Little by little, White historians began to pay attention to the existence of a rich, complex array of cultural traditions and social institutions in the Black community, a fact that had always been well known to African Americans. The churches, the fraternal organizations, the written and oral literary traditions, the art, the music, the science, the philosophy, the politics of Black Americans finally made their way into the story that mainstream historians were telling about America.

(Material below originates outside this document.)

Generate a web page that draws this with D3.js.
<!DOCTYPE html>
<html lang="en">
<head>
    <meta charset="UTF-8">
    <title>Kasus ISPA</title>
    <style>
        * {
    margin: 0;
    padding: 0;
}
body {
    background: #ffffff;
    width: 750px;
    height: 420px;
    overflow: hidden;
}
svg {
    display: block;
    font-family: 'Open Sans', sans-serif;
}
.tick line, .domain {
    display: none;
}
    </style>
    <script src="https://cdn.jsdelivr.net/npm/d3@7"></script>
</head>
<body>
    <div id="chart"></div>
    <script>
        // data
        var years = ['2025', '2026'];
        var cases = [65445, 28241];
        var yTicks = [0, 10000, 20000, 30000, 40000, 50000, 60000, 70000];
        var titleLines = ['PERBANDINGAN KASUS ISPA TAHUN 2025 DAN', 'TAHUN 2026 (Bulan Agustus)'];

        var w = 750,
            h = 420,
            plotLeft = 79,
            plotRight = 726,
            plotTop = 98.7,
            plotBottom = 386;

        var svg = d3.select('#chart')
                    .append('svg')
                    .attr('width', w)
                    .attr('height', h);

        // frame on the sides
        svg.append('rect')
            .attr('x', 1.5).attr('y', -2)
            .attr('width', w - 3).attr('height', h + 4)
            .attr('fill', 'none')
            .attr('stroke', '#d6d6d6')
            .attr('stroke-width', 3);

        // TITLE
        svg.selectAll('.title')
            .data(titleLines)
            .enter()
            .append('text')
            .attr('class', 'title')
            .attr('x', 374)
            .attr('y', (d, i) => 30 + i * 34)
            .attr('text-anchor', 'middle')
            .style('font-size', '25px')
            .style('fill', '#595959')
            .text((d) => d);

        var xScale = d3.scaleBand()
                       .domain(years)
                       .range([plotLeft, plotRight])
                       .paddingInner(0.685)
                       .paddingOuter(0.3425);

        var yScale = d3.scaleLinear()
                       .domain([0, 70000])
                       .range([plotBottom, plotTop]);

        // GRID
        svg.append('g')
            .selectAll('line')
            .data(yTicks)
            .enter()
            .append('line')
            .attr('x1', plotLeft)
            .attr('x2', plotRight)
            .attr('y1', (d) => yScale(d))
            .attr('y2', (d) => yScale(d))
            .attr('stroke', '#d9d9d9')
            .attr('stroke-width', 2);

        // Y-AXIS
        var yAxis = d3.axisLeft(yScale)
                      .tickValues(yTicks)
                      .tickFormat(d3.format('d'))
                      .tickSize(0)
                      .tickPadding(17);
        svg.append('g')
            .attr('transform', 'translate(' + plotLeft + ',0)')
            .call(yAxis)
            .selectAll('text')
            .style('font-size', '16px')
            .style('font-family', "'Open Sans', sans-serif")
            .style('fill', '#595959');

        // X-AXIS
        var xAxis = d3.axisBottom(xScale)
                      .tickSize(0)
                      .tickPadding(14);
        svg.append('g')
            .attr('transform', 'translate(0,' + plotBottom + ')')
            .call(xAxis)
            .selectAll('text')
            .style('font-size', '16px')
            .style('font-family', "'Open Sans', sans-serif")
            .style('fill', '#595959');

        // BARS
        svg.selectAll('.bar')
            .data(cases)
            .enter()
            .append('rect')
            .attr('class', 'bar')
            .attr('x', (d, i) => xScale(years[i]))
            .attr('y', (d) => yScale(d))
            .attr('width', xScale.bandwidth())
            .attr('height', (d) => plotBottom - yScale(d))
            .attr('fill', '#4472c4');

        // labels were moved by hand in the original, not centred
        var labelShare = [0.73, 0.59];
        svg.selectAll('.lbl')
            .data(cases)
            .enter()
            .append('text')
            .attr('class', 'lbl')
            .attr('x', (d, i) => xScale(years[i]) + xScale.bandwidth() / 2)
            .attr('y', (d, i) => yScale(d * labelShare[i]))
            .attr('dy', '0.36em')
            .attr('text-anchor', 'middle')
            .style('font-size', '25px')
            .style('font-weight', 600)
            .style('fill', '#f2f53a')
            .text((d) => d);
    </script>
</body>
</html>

At every step of the way, there were White historians and public figures who resisted this rewriting of the American story. Here is an excerpt from a speech delivered by our old friend Thomas Bailey in 1967 to the leading association of historians of America, The Organization of American Historians, on the occasion of his inauguration as its President. The topic of Bailey’s address was “the mythmakers of American history," and after some remarks about that old chestnut, George Washington and the cherry tree [ you remember the one – “I cannot tell a lie.”], he turned to what he called the “newly formed hyphenate group,” African-Americans. Here is what he had to say:

"This belated recognition [of the experiences and activities of Negroes], though praiseworthy in some respects, is fraught with danger. Most non-militant Negroes would probably like to think of themselves as dark-skinned Americans, and this self-imposed Jim Crowism can be self-defeating. Pressure-group history of any kind is deplorable, especially when significant white men are bumped out to make room for much less significant black men in the interests of social harmony. If this kind of distortion gets completely out of hand, we can visualize what will happen when the Negroes become the dominant group in all our largest cities, as they already are in Washington, D.C. Coexistence may end, and we may even have hard-backed Negro histories of the United States, with the white man’s achievements relegated to a subsidiary treatment."

As I observed at the beginning of these remarks, there is an on-going struggle to see who will tell the story of America, and those who find their once-unchallenged hegemony under attack do not willingly yield the narrative voice.


Murfmensch said...

As an academic, I am very used to hearing "I concentrate on this area in this particular period." Historians can be incredibly specific here.

Bailey is worried there will be a "hardback volume" that concentrates on Black history?

Robert Paul Wolff said...

He was worried that the doings of White men would be slighted! We are living at a time when scores of millions of White Americans believe they are the victims of discrimination because they are White Christians. No kidding. If you doubt it, Google Lynn Cheney and the teaching of American history.

Michael said...

I wonder if his comment about the hard-backed (which I take to mean something like "serious" or "scholarly") reflected anxiety about publishing resources. If scholarly publishers begin publishing books about Black history, there won't be as much money for Bailey's books about good ol' White celebration history.

English Jerk said...

It strikes me that Bailey is also (presumably unwittingly) acknowledging how Black history had been treated by him and his ilk up to that point, as a mere footnote to White history. It reminds me of an old Israeli woman who stood up in a public lecture I attended to say that if Palestinians were given the right of return they would "drive us from our homes or kill us in our beds." Hmmmm.

Amato said...

Arthur Schelesinger Jr, in 1998, wrote "The disuniting of America: reflections on a multicultural society," which epitomizes the struggle of historians trying to hold on to America's classical narrative.

Robert Paul Wolff said...

So he did, Amato. I shall have a few choice words about L'il Arthur, as he was called at Harvard to distinguish him from his father, Arthur Schlesinger Sr.